Saturday brings this to mind. It is always well to have some knowledge of the author of any article one is studying. So a bit about my own early career might be "useful". Anyhow, those who object to autobiographies can easily skip this section if not the entire book.

Well then: I was born to my parents, one my mother and the other my father, in the traditionally accepted fashion. I am creditably informed that I was born at a place called "Epsom" once occupied by Chinese market gardeners: but there are so many Epsoms and so many Chinese market gardeners in the world and I would like some independent verification of the documents and market gardeners and so forth. Perhaps the internet would help. It has so much claimed for it by Silicon Valley.
I must have been personally present at my advent but I can't remember a thing about it. A close relative is said to have remarked when he first beheld me "What an ugly little beggar" and I hope he was careful about the pronunciation of the last word. Though I have good reason to believe it correct (the relative not being given to use of the Australian dialect) my mother was convinced I was a piercing beauty even though supposed to be a girl after too many boys.

To my credit and to redeem my misdirected sex, I did grow curls, beautiful long brown curls but not bangs as is the Chinese fashion of haircut. Bangs would have spoilt the view in my mother's eye. Curls I had by galore they said. Now if I said that on a Saturday night in a booze-barn, I would be ribbed and roared at. But curls they were and they stood me in good stead. I was completely unaware of my curliness when young but did later notice that my hair was always partying morning, noon and night. Old school photos prove this too. Look for the buffoon with the disgraceful hair and that's me. Combs and water and savaging made no difference to the photographer's bile. My prisoner's photo too is a picture of an idiot from any angle. Truly I am unphotogenic unlike my daughters who are models and head-turners. They have not inherited my Neanderthal sloping forehead or my slack-jawed bleariness, for instance.  
One Saturday morning when 2 years old at the beginning of a happy childhood, the household being asleep, I decided that a brisk constitutional was in order. I dressed in best just-out-of-bed clothes that 2 years can think of: viz. any old thing from my mother's side. It was brisk and I went some distance, so much so that the local constabulary apprehended me so giving me a first taste of things yet to come. He addressed my personage in the usual fashion by demanding my address. My name was incidental it seemed. However, I did know my address by homing instinct if not cerebral content; and was sermoniously lead, hand-held by the constabulary - another foresight - all the long way to my front gate and garden so up the 6 high steps to the huge front porch of my enormous house with the gigantic mustard-yellow front door with knocker with teeth which was loudly knocked but not by me. "I have brought your little girl home, madam." Happiness. He did not enter into the usual business of explanation about proceeding in a northerly direction along such-and-such a street when he noticed and so on.

Then I grew up. Curls gone and lamented by a balding, yellow-toothed running to fat. My CV.

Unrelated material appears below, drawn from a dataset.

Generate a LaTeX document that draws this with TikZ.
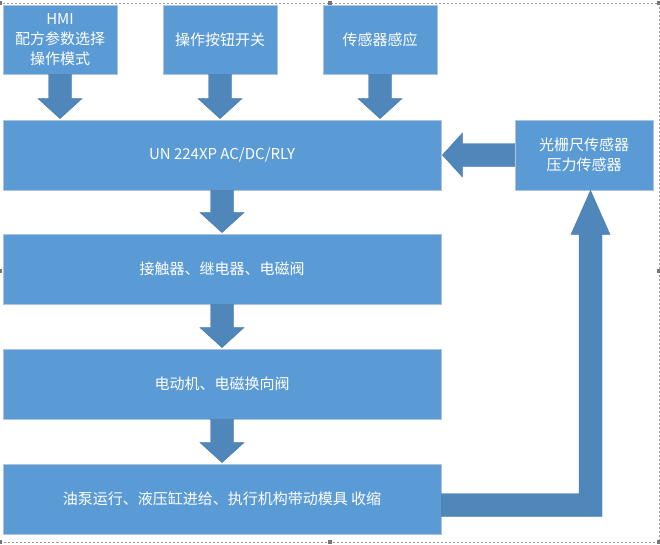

"The Sun is God." So said J. M. W. Turner the famous English painter on his deathbed, his arm towards the window for his valediction. I too turn to my cell window seeing the un-English glare of morning sun. I remember that I once thought that Turner's colours of the sky and sea were too romantic to be true until I visited England for the first time. I went sailing off the Suffolk coast and then off the South coast and then off the Dutch and Belgian coasts. His colours were true and so I went back to Turner's home: the Tate Gallery, to compare what I had seen with his magnificent efforts. Those paintings must have been shocking in their washed out style when first revealed to a public then reared on Constable and Reynolds photo-realism. Sickert seems to have been influenced by Turner. I wonder if most of the French Impressionists were too. I sketch the drug-dealers and present them with the result to post to their families, which they do.

Sometimes I think too that the Sun is God. The Sun is omnipresent and one cannot look on its face. It is the life-giver and life-taker and has its presence everywhere here on earth by fire and light. Fire will give life and death. To an alien little green man fire must be a living inanimate capable of a little command but impossible to control or punish unless put out. Then it cannot be controlled or punished. The Zoroastrian ancients worshipped fire. They thought it was a living local symbol of God. Fire cannot have come from anywhere but the Sun. We are surrounded by fire and light it for celebration and for desecration. We cannot exist without fire.

We are told in dreadful tones that the Earth will be consumed by fire when the Sun expands to a red-giant in its own death throes. That theory must mean that every body the solar system - comets and asteroids and all - will itself condense with increased magnetic flux density and incandesce. Then each explodes at the time that its density becomes sufficient. Physics has it that an heavenly body will ignite its core to become a star from sheer gravitational pressure once a certain mass is achieved: one that Jupiter does not yet quite have. You may guess that I translate that as increased magnetic flux density which causes internal thermal currents which will vibrantly reinforce themselves in sympathetic frequency over and over until the anaerobic flash-fire takes hold..

Perhaps we could look more closely at photographs of nova and supernova before the explosion to see if there are any signs of planetary systems exploding in advance from their own massive density increases. If hf is inversely proportional to the cube root of T then the planets and comets and asteroids near a nascent nova will pop off like a string of Chinese Double Happy fire-crackers tied together, just before the red-giant stage of the nascent nova: but not as a part of its expansion by engulfing them which is what we are conventionally taught.

I submerge the unworthy thought that perhaps the Law Courts could be isolated next to a nascent nova to give us all some perverse peace. Instead I say prayers for the misguided.